Augenblicklich werde ich etwas wütend und lasse es mir auch anmerken.
»Du hast mich angelogen?« fauche ich und funkele ihn sauer an.
»Nein Liebes, ich hätte es wahrscheinlich genauso gemacht. Sein Name ist Jacob Robert Jonathan Turner. Mit Jake hat er dich also nicht angelogen. Ist nur eine Abkürzung.« lacht er und fasst seinem Bruder an die Schulter.
»Ich jedoch bevorzuge Rob. Das war schon immer so.« fügt er noch hinzu.
Jacob Robert Jonathan. Als ich den Namen in Gedanken noch einmal wiederhole, wird mir erst jetzt wirklich bewusst, dass er aus einer völlig anderen Zeit stammt. Noch immer etwas beleidigt blicke ich ihn an und grinse.
»Du hast recht, damit hättest du mich wahrscheinlich sofort vergrault.« scherze ich und verdrehe die Augen.
Gespielt beschämt, blickt er mich mit einem charmanten Lächeln an und umfasst erneut meine Taille mit seinem linken Arm.
»Woher kennst du meinen Namen?« frage ich Landon etwas verwirrt und schließe die Haustür.
Wir stehen nun im Vorgarten und die Sonne scheint mir ins Gesicht.
»Er hat mir vor ein paar Monaten schon von dir berichtet.« grinst er und blickt zu Jake.

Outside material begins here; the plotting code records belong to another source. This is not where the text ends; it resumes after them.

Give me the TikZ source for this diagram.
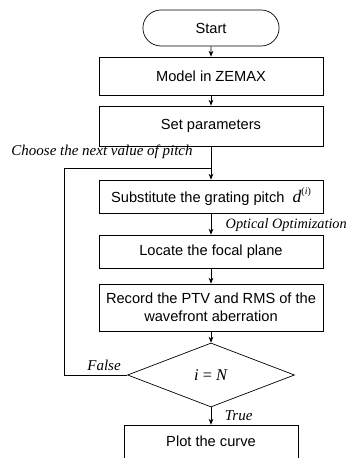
\documentclass[tikz,border=0pt]{standalone}
\usepackage{fontspec}
\setmainfont{Liberation Serif}
\setsansfont{Liberation Sans}
\usetikzlibrary{shapes.geometric,shapes.misc,arrows.meta}

\begin{document}
\begin{tikzpicture}[line width=0.6pt]

      \useasboundingbox (0,0) rectangle (10.56,13.74);

      \begin{scope}[every node/.style={draw,align=center,font=\sffamily\fontsize{12.5}{15}\selectfont}]
        \node[rounded rectangle,minimum width=4.32cm,minimum height=1.08cm] (start) at (6.33,12.9) {Start};
        \node[minimum width=6.72cm,minimum height=1.14cm] (model)  at (6.33,11.46) {Model in ZEMAX};
        \node[minimum width=6.72cm,minimum height=1.2cm]  (params) at (6.33,9.96)  {Set parameters};
        \node[minimum width=6.72cm,minimum height=0.99cm] (subst)  at (6.33,7.845) {Substitute the grating pitch\ \ {\rmfamily\itshape\fontsize{15}{15}\selectfont d}\raisebox{1ex}{\rmfamily\fontsize{8.5}{9}\selectfont(\textit{i})}};
        \node[minimum width=6.72cm,minimum height=0.99cm] (locate) at (6.33,6.195) {Locate the focal plane};
        \node[minimum width=6.72cm,minimum height=1.41cm] (record) at (6.33,4.515) {Record the PTV and RMS of the\\wavefront aberration};
        \node[diamond,aspect=2.6,inner sep=0pt,minimum width=5.01cm,minimum height=1.92cm,font=\rmfamily\fontsize{14}{16}\selectfont] (check) at (6.33,2.49) {\textit{i} = \textit{N}};
        \node[minimum width=5.22cm,minimum height=0.99cm] (plot)   at (6.33,0.495) {Plot the curve};
      \end{scope}

      \coordinate (join)   at (6.33,8.7);
      \coordinate (corner) at (1.92,8.7);

      \begin{scope}[every node/.style={font=\rmfamily\itshape\fontsize{12.8}{15}\selectfont}]
        \node (choose) at (3.06,9.18) {Choose the next value of pitch};
        \node[anchor=west,inner sep=0pt,font=\rmfamily\itshape\fontsize{12.2}{15}\selectfont] (optim) at (6.76,6.99) {Optical Optimization};
        \node (false) at (3.12,2.79) {False};
        \node[anchor=west] (true) at (6.62,1.26) {True};
      \end{scope}

      \begin{scope}[every edge/.style={draw,-{Stealth[length=5pt,width=4pt]}}]
        \path (start)  edge (model);
        \path (model)  edge (params);
        \path (params) edge (subst);
        \path (subst)  edge (locate);
        \path (locate) edge (record);
        \path (record) edge (check);
        \path (check)  edge (plot);
      \end{scope}

      \draw (check.west) -| (corner) -- (join);

    \end{tikzpicture}
\end{document}
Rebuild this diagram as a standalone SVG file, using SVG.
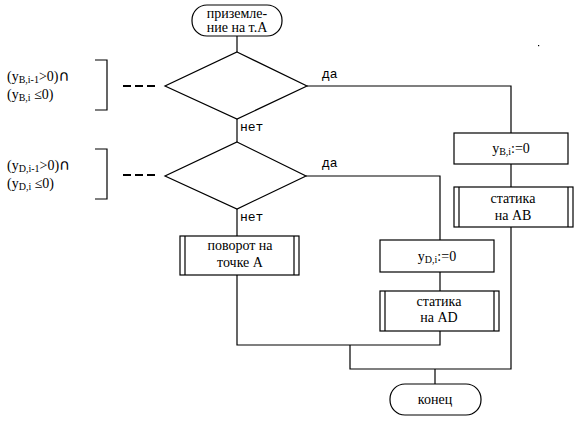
<svg xmlns="http://www.w3.org/2000/svg" width="581" height="421" viewBox="0 0 581 421">
<style>
.s{fill:none;stroke:#000;stroke-width:1.2}
.b{fill:#fff;stroke:#000;stroke-width:1.2}
.t{font-family:"Liberation Serif","DejaVu Serif","Times New Roman",serif;font-size:14px;fill:#000}
.c{text-anchor:middle}
.m{font-family:"Liberation Mono","DejaVu Sans Mono","Courier New",monospace;font-size:13px;fill:#000}
.sub{font-size:10px}
.cap{font-family:"DejaVu Sans",sans-serif;font-size:15px}
</style>
<rect width="581" height="421" fill="#fff"/>
<g id="connectors" class="s">
<path d="M237 36V52"/>
<path d="M237 119V142"/>
<path d="M237 209V236"/>
<path d="M307 86H511V133"/>
<path d="M511 164V187"/>
<path d="M511 227V369H350V345"/>
<path d="M306 176H440V240"/>
<path d="M440 272V291"/>
<path d="M440 331V345H237V275"/>
<path d="M435 369V384"/>
<path d="M123 86H155" stroke-dasharray="8,4" stroke-width="2"/>
<path d="M123 175H155" stroke-dasharray="8,4" stroke-width="2"/>
</g>
<g id="labels">
<text class="m" x="322" y="78">да</text>
<text class="m" x="240" y="131">нет</text>
<text class="m" x="322" y="167">да</text>
<text class="m" x="240" y="221">нет</text>
</g>
<g id="start">
<rect class="b" x="192" y="5" width="90" height="31" rx="15"/>
<text class="t c" x="237" y="18">приземле-</text>
<text class="t c" x="237" y="32">ние на т.А</text>
</g>
<g id="cond1">
<path class="b" d="M237 52L307 86L237 119L165 86Z"/>
</g>
<g id="note1">
<path class="s" d="M95 60H107V110H95"/>
<text class="t" x="7" y="81">(y<tspan class="sub" dy="2">B,i-1</tspan><tspan dy="-2">&gt;0)</tspan><tspan class="cap">∩</tspan></text>
<text class="t" x="7" y="99">(y<tspan class="sub" dy="2">B,i</tspan><tspan dy="-2"> ≤0)</tspan></text>
</g>
<g id="cond2">
<path class="b" d="M237 142L306 176L237 209L165 176Z"/>
</g>
<g id="note2">
<path class="s" d="M95 149H107V199H95"/>
<text class="t" x="7" y="170">(y<tspan class="sub" dy="2">D,i-1</tspan><tspan dy="-2">&gt;0)</tspan><tspan class="cap">∩</tspan></text>
<text class="t" x="7" y="188">(y<tspan class="sub" dy="2">D,i</tspan><tspan dy="-2"> ≤0)</tspan></text>
</g>
<g id="yB">
<rect class="b" x="454" y="133" width="114" height="31"/>
<text class="t c" x="511" y="153">y<tspan class="sub" dy="2">B,i</tspan><tspan dy="-2">:=0</tspan></text>
</g>
<g id="statAB">
<rect class="b" x="454" y="187" width="119" height="40"/>
<path class="s" d="M459 187V227M568 187V227"/>
<text class="t c" x="513" y="203">статика</text>
<text class="t c" x="513" y="220">на AB</text>
</g>
<g id="turn">
<rect class="b" x="180" y="236" width="119" height="39"/>
<path class="s" d="M185 236V275M294 236V275"/>
<text class="t c" x="240" y="250">поворот на</text>
<text class="t c" x="240" y="267">точке А</text>
</g>
<g id="yD">
<rect class="b" x="380" y="240" width="114" height="32"/>
<text class="t c" x="437" y="261">y<tspan class="sub" dy="2">D,i</tspan><tspan dy="-2">:=0</tspan></text>
</g>
<g id="statAD">
<rect class="b" x="380" y="291" width="119" height="40"/>
<path class="s" d="M385 291V331M494 291V331"/>
<text class="t c" x="439" y="306">статика</text>
<text class="t c" x="439" y="322">на AD</text>
</g>
<g id="end">
<rect class="b" x="390" y="384" width="91" height="31" rx="15"/>
<text class="t c" x="435" y="404">конец</text>
</g>
<rect x="538" y="45" width="1.2" height="1.2" fill="#000"/>
</svg>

Vor ein paar Monaten, da waren wir uns zum ersten Mal begegnet. So lange hatte er mich also schon im Blick. Ich lächele verlegen und kneife Jake gleichzeitig in die Seite.

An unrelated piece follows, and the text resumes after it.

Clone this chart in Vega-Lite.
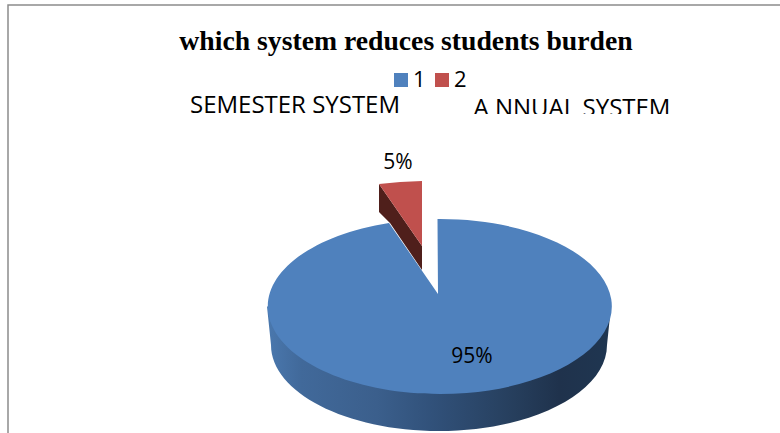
{"$schema":"https://vega.github.io/schema/vega-lite/v6.json","width":780,"height":433,"padding":0,"autosize":{"type":"none"},"background":"white","config":{"view":{"stroke":null}},"title":{"text":"which system reduces students burden","font":"Liberation Serif","fontWeight":"bold","fontSize":27.7,"color":"#000000","anchor":"middle","frame":"group","offset":0,"baseline":"alphabetic","dx":16,"dy":78},"data":{"values":[{"slice":"1","share":95,"label":"95%","system":"SEMESTER SYSTEM"},{"slice":"2","share":5,"label":"5%","system":"A NNUAL SYSTEM"}]},"resolve":{"scale":{"x":"independent","y":"independent","shape":"independent"}},"layer":[{"transform":[{"filter":"datum.slice==='1'"}],"mark":{"type":"point","filled":false,"shape":"M-382,217L-382,-211.5L390,-211.5","size":4,"stroke":"#8c8c8c","strokeWidth":1.5,"opacity":1}},{"transform":[{"filter":"datum.slice==='1'"}],"mark":{"type":"point","filled":true,"opacity":1,"strokeWidth":0,"shape":"M-123,90L-119,128.5A168 86 0 0 0 217,128.5L221,90Z","size":4,"fill":{"gradient":"linear","x1":0,"y1":0,"x2":1,"y2":0,"stops":[{"offset":0,"color":"#4a78ae"},{"offset":0.1,"color":"#41699a"},{"offset":0.32,"color":"#3b5f8c"},{"offset":0.48,"color":"#31517a"},{"offset":0.7,"color":"#27405f"},{"offset":0.85,"color":"#1f324c"},{"offset":1,"color":"#1f3651"}]}}},{"transform":[{"filter":"datum.slice==='2'"}],"mark":{"type":"point","filled":true,"opacity":1,"strokeWidth":0,"shape":"M-11,-32.5L32,29.5L32,53.5L0,6.5L-11,-4.5Z","size":4,"fill":"#4f1f1b"}},{"mark":{"type":"point","filled":true,"opacity":1,"strokeWidth":0},"encoding":{"color":{"field":"slice","type":"nominal","scale":{"domain":["1","2"],"range":["#4f81bd","#c0504d"]},"legend":{"title":null,"orient":"none","legendX":390,"legendY":69,"direction":"horizontal","columns":2,"symbolType":"square","symbolSize":196,"symbolStrokeWidth":0,"symbolOpacity":1,"labelFont":"Open Sans","labelFontSize":22,"labelColor":"#000000","labelOffset":1,"columnPadding":5,"padding":0}},"shape":{"field":"slice","type":"nominal","legend":null,"scale":{"domain":["1","2"],"range":["M47.5,2.5A172 87.5 0 1 1 -1,6.4L48,77.5Z","M-11,-32.5Q10,-35 32,-35.5L32,29.5Z"]}},"size":{"value":4}}},{"mark":{"type":"text","font":"Open Sans","fontSize":21,"color":"#000000","baseline":"middle","align":"center"},"encoding":{"text":{"field":"label"},"x":{"field":"slice","type":"nominal","axis":null,"scale":{"type":"point","padding":0,"domain":["1","2"],"range":[472,398]}},"y":{"field":"slice","type":"nominal","axis":null,"scale":{"type":"point","padding":0,"domain":["1","2"],"range":[357,163]}}}},{"mark":{"type":"text","font":"Open Sans","fontSize":24,"color":"#000000","baseline":"alphabetic","align":"center"},"encoding":{"text":{"field":"system"},"x":{"field":"slice","type":"nominal","axis":null,"scale":{"type":"point","padding":0,"domain":["1","2"],"range":[295,572]}},"y":{"field":"slice","type":"nominal","axis":null,"scale":{"type":"point","padding":0,"domain":["1","2"],"range":[113,116]}}}},{"transform":[{"filter":"datum.slice==='1'"}],"mark":{"type":"point","filled":true,"opacity":1,"strokeWidth":0,"fill":"white","size":4,"shape":"M60,-102.5L300,-102.5L300,-85L60,-85Z"}}]}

»Ich hoffe ich störe euch nicht, ich wollte nur kurz vorbei kommen. In zehn Stunden geht mein Flug nach London.« erklärt er und blickt auf die Uhr an seinem Handgelenk.
»Nein gar nicht. Es freut mich sehr, dich kennen zu lernen.« sage ich und lächele ihn an.
Er war ebenfalls mit dem Virus infiziert. Ich hatte es sofort an seinem fehlenden Herzschlag erkannt.
»Wollen wir vielleicht irgendwo hin fahren und einen Kaffee trinken gehen?« fragt er und blickt uns beide fragend an.
»Klar.« antworten Jake und ich in derselben Sekunde.
»Alles klar, wir treffen uns im Claires.« sagt er und holt seinen Autoschlüssel aus der Jackentasche.
Als er in sein Auto steigt und augenblicklich los fährt, sehe ich Jake an. »Dein Bruder steht einfach so vor der Tür? Macht er das öfter?« frage ich während ich zu seinem Auto gehe.
»Ja, das ist typisch Landon.« lacht er und zieht die Augenbrauen hoch.